Con la historia de Ana e Isabel, Víctor Erice parece invocar el mundo que se pierde cuando se atraviesa el umbral de los años. Por eso las integra a una familia que no se comunica, conformada por Teresa, una madre que vive en eterna nostalgia por un amor perdido y Fernando, un padre abstraído en su oficio de apicultor y en las elucubraciones que teje en su intimidad sobre la estructura social de las abejas.

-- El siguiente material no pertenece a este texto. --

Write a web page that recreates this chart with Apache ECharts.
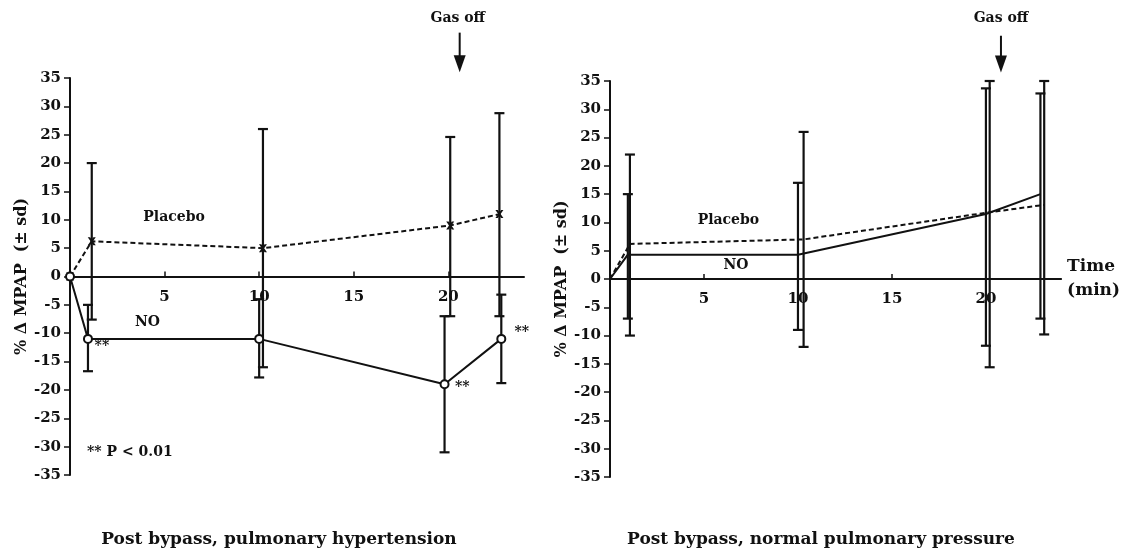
<!DOCTYPE html>
<html>
<head>
<meta charset="utf-8">
<script src="https://cdn.jsdelivr.net/npm/echarts@6/dist/echarts.min.js"></script>
<style>
html,body{margin:0;padding:0;background:#fff;}
#c{width:1123px;height:554px;}
</style>
</head>
<body>
<div id="c"></div>
<script>
// ---------- Data ----------
// Left panel: post bypass, pulmonary hypertension
var leftPlaceboTime = [0, 1.15, 10.2, 20.1, 22.7];
var leftPlaceboVal  = [0, 6.2, 5, 9, 11];
var leftPlaceboLow  = [null, -7.6, -16, -7, -7];
var leftPlaceboHigh = [null, 20, 26, 24.6, 28.8];

var leftNoTime = [0, 0.95, 10.0, 19.8, 22.8];
var leftNoVal  = [0, -11, -11, -19, -11];
var leftNoLow  = [null, -16.7, -17.8, -31, -18.8];
var leftNoHigh = [null, -5, -4, -7, -3.2];

// Right panel: post bypass, normal pulmonary pressure
var rightPlaceboTime = [0, 1.06, 10.3, 20.2, 23.1];
var rightPlaceboVal  = [0, 6.2, 7, 11.8, 13.1];
var rightPlaceboLow  = [null, -10, -12, -15.6, -9.8];
var rightPlaceboHigh = [null, 22, 26, 35, 35];

var rightNoTime = [0, 0.95, 10.0, 20.0, 22.9];
var rightNoVal  = [0, 4.3, 4.3, 11.5, 15];
var rightNoLow  = [null, -7, -9, -11.8, -7];
var rightNoHigh = [null, 15, 17, 33.7, 32.8];

var yTicks = [-35, -30, -25, -20, -15, -10, -5, 0, 5, 10, 15, 20, 25, 30, 35];
var xTicks = [5, 10, 15, 20];

var panelTitles = ['Post bypass, pulmonary hypertension', 'Post bypass, normal pulmonary pressure'];
var yName = '% \u0394 MPAP  (\u00b1 sd)';

// annotations: [gridIndex, x, y, text, align]
var annotations = [
  [0, 5.5, 10.4, 'Placebo', 'center'],
  [0, 4.1, -8.1, 'NO', 'center'],
  [0, 1.3, -12.3, '**', 'left'],
  [0, 20.35, -19.6, '**', 'left'],
  [0, 23.5, -9.8, '**', 'left'],
  [0, 0.9, -31, '** P < 0.01', 'left'],
  [0, 20.5, 45.5, 'Gas off', 'center'],
  [1, 6.3, 10.3, 'Placebo', 'center'],
  [1, 6.7, 2.4, 'NO', 'center']
];
annotations.push([1, 20.8, 46, 'Gas off', 'center']);
// arrows: [gridIndex, x, yTop, yBottom]
var arrows = [[0, 20.6, 43, 36], [1, 20.8, 43, 36.5]];

// ---------- Chart ----------
var FONT = '"DejaVu Serif", "Liberation Serif", serif';
var chart = echarts.init(document.getElementById('c'), null, {renderer: 'canvas'});

function pairs(t, v) { return t.map(function (x, i) { return [x, v[i]]; }); }
function errData(t, lo, hi) {
  var out = [];
  for (var i = 0; i < t.length; i++) if (lo[i] !== null) out.push([t[i], lo[i], hi[i]]);
  return out;
}
function errSeries(gi, data) {
  return {
    type: 'custom', xAxisIndex: gi, yAxisIndex: gi, data: data, z: 3,
    renderItem: function (params, api) {
      var x = api.value(0);
      var lo = api.coord([x, api.value(1)]);
      var hi = api.coord([x, api.value(2)]);
      var w = 5;
      var st = {stroke: '#111', lineWidth: 2.2};
      return {type: 'group', children: [
        {type: 'line', shape: {x1: lo[0], y1: lo[1], x2: hi[0], y2: hi[1]}, style: st},
        {type: 'line', shape: {x1: lo[0] - w, y1: lo[1], x2: lo[0] + w, y2: lo[1]}, style: st},
        {type: 'line', shape: {x1: hi[0] - w, y1: hi[1], x2: hi[0] + w, y2: hi[1]}, style: st}
      ]};
    },
    encode: {x: 0, y: [1, 2]}
  };
}

var xMark = 'path://M0,0 L3,0 L5,3 L7,0 L10,0 L6.5,5 L10,10 L7,10 L5,7 L3,10 L0,10 L3.5,5 Z';

function xAxisCfg(gi, withName, off) {
  return {
    type: 'value', gridIndex: gi, min: 0, max: 24, interval: 5,
    position: 'bottom', offset: off,
    axisLine: {onZero: false, lineStyle: {color: '#111', width: 2}},
    axisTick: {inside: true, length: 5, lineStyle: {color: '#111', width: 1.5},
               customValues: xTicks},
    axisLabel: {customValues: xTicks, color: '#111', fontFamily: FONT, fontWeight: 'bold', fontSize: 15, margin: 13},
    splitLine: {show: false},
    name: withName ? 'Time\n(min)' : '',
    nameLocation: 'end', nameGap: 6,
    nameTextStyle: {color: '#111', fontFamily: FONT, fontWeight: 'bold', fontSize: 17, lineHeight: 24, align: 'left'}
  };
}
function yAxisCfg(gi) {
  return {
    type: 'value', gridIndex: gi, min: -35, max: 35, interval: 5,
    axisLine: {onZero: false, lineStyle: {color: '#111', width: 2}},
    axisTick: {length: 6, lineStyle: {color: '#111', width: 1.5}, customValues: yTicks},
    axisLabel: {customValues: yTicks, color: '#111', fontFamily: FONT, fontWeight: 'bold', fontSize: 15, margin: 9},
    splitLine: {show: false},
    name: yName, nameLocation: 'middle', nameGap: 40, nameRotate: 90,
    nameTextStyle: {color: '#111', fontFamily: FONT, fontWeight: 'bold', fontSize: 16}
  };
}

var TFS = 17;
var option = {
  backgroundColor: '#fff',
  animation: false,
  title: [
    {text: panelTitles[0], left: 274, top: 526, textAlign: 'center',
     textStyle: {fontFamily: FONT, fontWeight: 'bold', fontSize: TFS, color: '#111'}},
    {text: panelTitles[1], left: 816, top: 526, textAlign: 'center',
     textStyle: {fontFamily: FONT, fontWeight: 'bold', fontSize: TFS, color: '#111'}}
  ],
  grid: [
    {left: 70, top: 78, width: 454, height: 397},
    {left: 610, top: 81, width: 453, height: 396}
  ],
  xAxis: [xAxisCfg(0, false, -198.5), xAxisCfg(1, true, -198)],
  yAxis: [yAxisCfg(0), yAxisCfg(1)],
  series: [
    errSeries(0, errData(leftPlaceboTime, leftPlaceboLow, leftPlaceboHigh)),
    errSeries(0, errData(leftNoTime, leftNoLow, leftNoHigh)),
    errSeries(1, errData(rightPlaceboTime, rightPlaceboLow, rightPlaceboHigh)),
    errSeries(1, errData(rightNoTime, rightNoLow, rightNoHigh)),
    {type: 'line', name: 'Placebo', xAxisIndex: 0, yAxisIndex: 0, data: pairs(leftPlaceboTime, leftPlaceboVal),
     lineStyle: {color: '#111', width: 2, type: [5, 3]}, symbol: xMark, symbolSize: 8,
     itemStyle: {color: '#111'}, z: 4},
    {type: 'line', name: 'NO', xAxisIndex: 0, yAxisIndex: 0, data: pairs(leftNoTime, leftNoVal),
     lineStyle: {color: '#111', width: 2}, symbol: 'circle', symbolSize: 8,
     itemStyle: {color: '#fff', borderColor: '#111', borderWidth: 2}, z: 5},
    {type: 'line', name: 'Placebo', xAxisIndex: 1, yAxisIndex: 1, data: pairs(rightPlaceboTime, rightPlaceboVal),
     lineStyle: {color: '#111', width: 2, type: [5, 3]}, symbol: 'none', z: 4},
    {type: 'line', name: 'NO', xAxisIndex: 1, yAxisIndex: 1, data: pairs(rightNoTime, rightNoVal),
     lineStyle: {color: '#111', width: 2}, symbol: 'none', z: 5}
  ]
};
chart.setOption(option);

// annotation graphics anchored to data coordinates
var g = [];
annotations.forEach(function (a) {
  var p = chart.convertToPixel({gridIndex: a[0]}, [a[1], a[2]]);
  g.push({type: 'text', x: p[0], y: p[1], z: 10,
    style: {text: a[3], fill: '#111', font: 'bold 14px ' + FONT, textAlign: a[4], textVerticalAlign: 'middle'}});
});
arrows.forEach(function (a) {
  var top = chart.convertToPixel({gridIndex: a[0]}, [a[1], a[2]]);
  var bot = chart.convertToPixel({gridIndex: a[0]}, [a[1], a[3]]);
  var headH = 17;
  g.push({type: 'line', z: 10, shape: {x1: top[0], y1: top[1], x2: bot[0], y2: bot[1] - headH + 2},
    style: {stroke: '#111', lineWidth: 2}});
  g.push({type: 'polygon', z: 10, shape: {points: [[bot[0] - 6, bot[1] - headH], [bot[0] + 6, bot[1] - headH], [bot[0], bot[1]]]},
    style: {fill: '#111'}});
});
chart.setOption({graphic: g});
</script>
</body>
</html>
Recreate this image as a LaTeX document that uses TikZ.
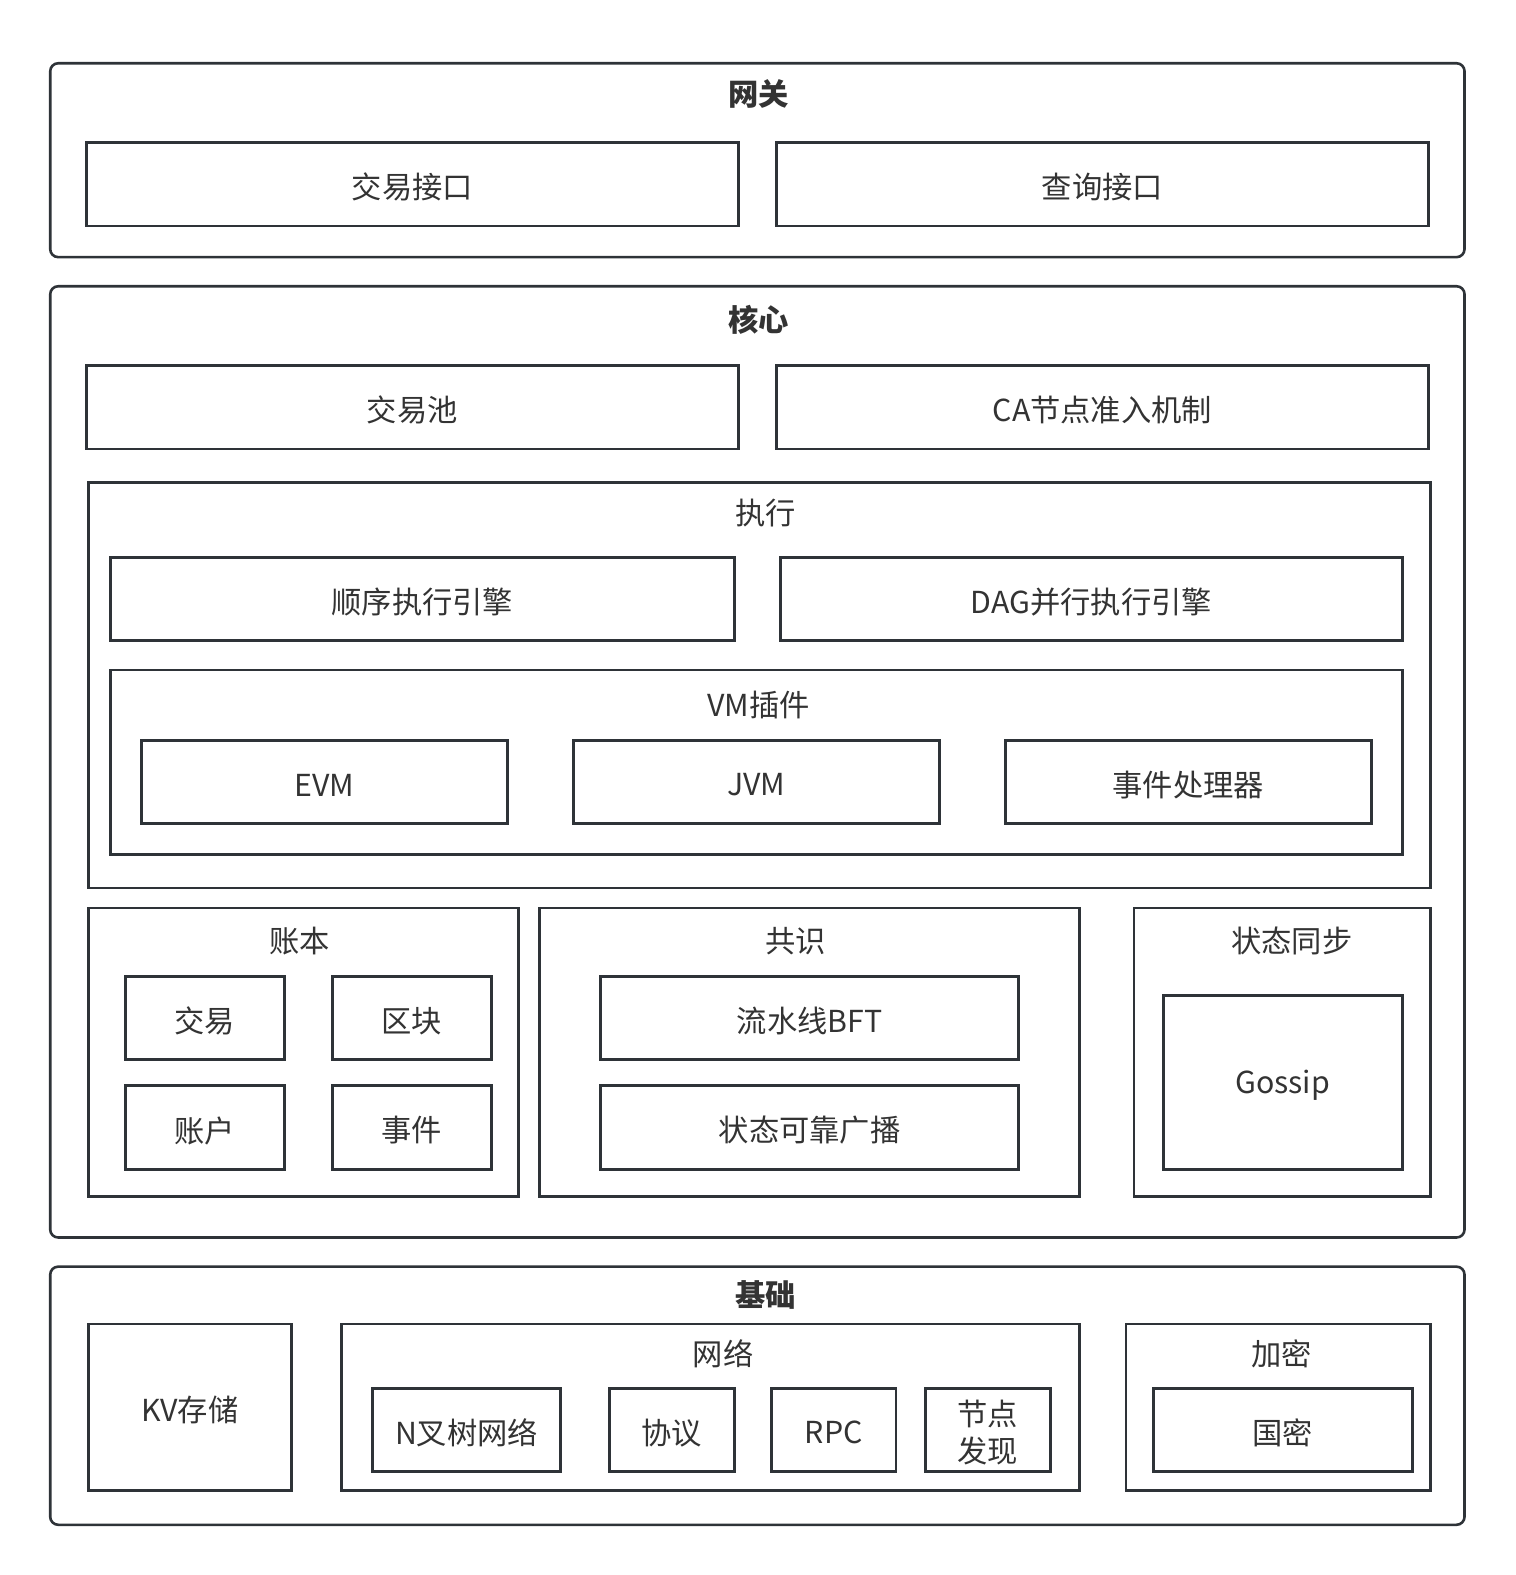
\documentclass[tikz,border=0pt]{standalone}
\usepackage{fontspec}
\setmainfont{Noto Sans CJK SC}
\usepackage{tikz}
\definecolor{linegray}{HTML}{2E3338}
\definecolor{textgray}{HTML}{333333}
\tikzset{layer/.style={draw=linegray,line width=1.3pt,rounded corners=4pt}}
\tikzset{box/.style={draw=linegray,line width=1.4pt}}
\tikzset{txt/.style={text=textgray,font=\fontsize{15.2}{18.5}\selectfont,align=center,yshift=-1.5pt}}
\tikzset{title/.style={text=textgray,font=\fontsize{15.2}{18.5}\selectfont\bfseries,yshift=-0.5pt}}

\begin{document}
\begin{tikzpicture}[x=0.50223bp,y=-0.50223bp]
        \useasboundingbox (0,0) rectangle (1508.3,1568);
        % gateway
        \draw[layer] (50,63) rectangle (1458,256);
        \node[title] (gw) at (755,93) {网关};
        \draw[box] (86,142) rectangle (735,225) node[midway,txt] (txif) {交易接口};
        \draw[box] (773,142) rectangle (1422,225) node[midway,txt] (qrif) {查询接口};
        % core
        \draw[layer] (50,285) rectangle (1458,1232);
        \node[title] (core) at (755,317) {核心};
        \draw[box] (86,364) rectangle (735,447) node[midway,txt] (txpool) {交易池};
        \draw[box] (773,364) rectangle (1422,447) node[midway,txt] (ca) {CA节点准入机制};
        \draw[box] (88,480) rectangle (1424,884);
        \node[txt] (exec) at (762,508) {执行};
        \draw[box] (110,555) rectangle (731,638) node[midway,txt] (seq) {顺序执行引擎};
        \draw[box] (777,555) rectangle (1396,638) node[midway,txt] (dag) {DAG并行执行引擎};
        \draw[box] (110,667) rectangle (1396,851);
        \node[txt] (vm) at (755,699) {VM插件};
        \draw[box] (141,737) rectangle (505,820) node[midway,txt] (evm) {EVM};
        \draw[box] (571,737) rectangle (935,820) node[midway,txt] (jvm) {JVM};
        \draw[box] (1001,737) rectangle (1365,820) node[midway,txt] (evt) {事件处理器};
        % ledger, consensus, sync
        \draw[box] (88,904) rectangle (516,1191);
        \node[txt] (ledger) at (298,934) {账本};
        \draw[box] (125,972) rectangle (283,1055) node[midway,txt] (tx) {交易};
        \draw[box] (331,972) rectangle (489,1055) node[midway,txt] (blk) {区块};
        \draw[box] (125,1081) rectangle (283,1164) node[midway,txt] (acct) {账户};
        \draw[box] (331,1081) rectangle (489,1164) node[midway,txt] (event) {事件};
        \draw[box] (537,904) rectangle (1075,1191);
        \node[txt] (cons) at (792,934) {共识};
        \draw[box] (598,972) rectangle (1014,1055) node[midway,txt] (bft) {流水线BFT};
        \draw[box] (598,1081) rectangle (1014,1164) node[midway,txt] (rbc) {状态可靠广播};
        \draw[box] (1129,904) rectangle (1424,1191);
        \node[txt] (sync) at (1286,934) {状态同步};
        \draw[box] (1158,991) rectangle (1396,1164) node[midway,txt] (gossip) {Gossip};
        % base
        \draw[layer] (50,1261) rectangle (1458,1518);
        \node[title] (base) at (762,1288) {基础};
        \draw[box] (88,1318) rectangle (290,1484) node[midway,txt] (kv) {KV存储};
        \draw[box] (340,1318) rectangle (1075,1484);
        \node[txt] (net) at (720,1345) {网络};
        \draw[box] (371,1382) rectangle (558,1465) node[midway,txt] (ntree) {N叉树网络};
        \draw[box] (607,1382) rectangle (731,1465) node[midway,txt] (proto) {协议};
        \draw[box] (768,1382) rectangle (892,1465) node[midway,txt] (rpc) {RPC};
        \draw[box] (921,1382) rectangle (1046,1465) node[midway,txt] (disc) {节点\\发现};
        \draw[box] (1121,1318) rectangle (1424,1484);
        \node[txt] (crypto) at (1276,1345) {加密};
        \draw[box] (1148,1382) rectangle (1406,1465) node[midway,txt] (sm) {国密};
\end{tikzpicture}
\end{document}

Ambos representan los efectos colaterales de la hegemonía tiránica que dirige el curso de sus vidas, idea que además está implícita en el título del filme, tomado, como explica Erice, de la obra de Maurice Maeterlinck “La vida de las abejas” (1901) en la que describe el espíritu de la colmena como esa fuerza “todopoderosa, enigmática y paradójica a la que las abejas parecen obedecer, y que la razón de los hombres jamás ha llegado a comprender”.

Pero quizá la razón de los niños sí comprenda ese espíritu. Ana e Isabel, por lo menos, parecen poseer facultades especiales que las liberan del automatismo social. Atraviesan el fuego sin quemarse y se desplazan por estados mentales que funcionan en una frecuencia que les permite estar en contacto con esa zona intangible de la existencia de la que hemos sido desterrados la mayoría de nosotros y a la que necesariamente habría que regresar con los ojos cerrados. Que una película como esta sirva entonces para recuperar lo que hemos perdido.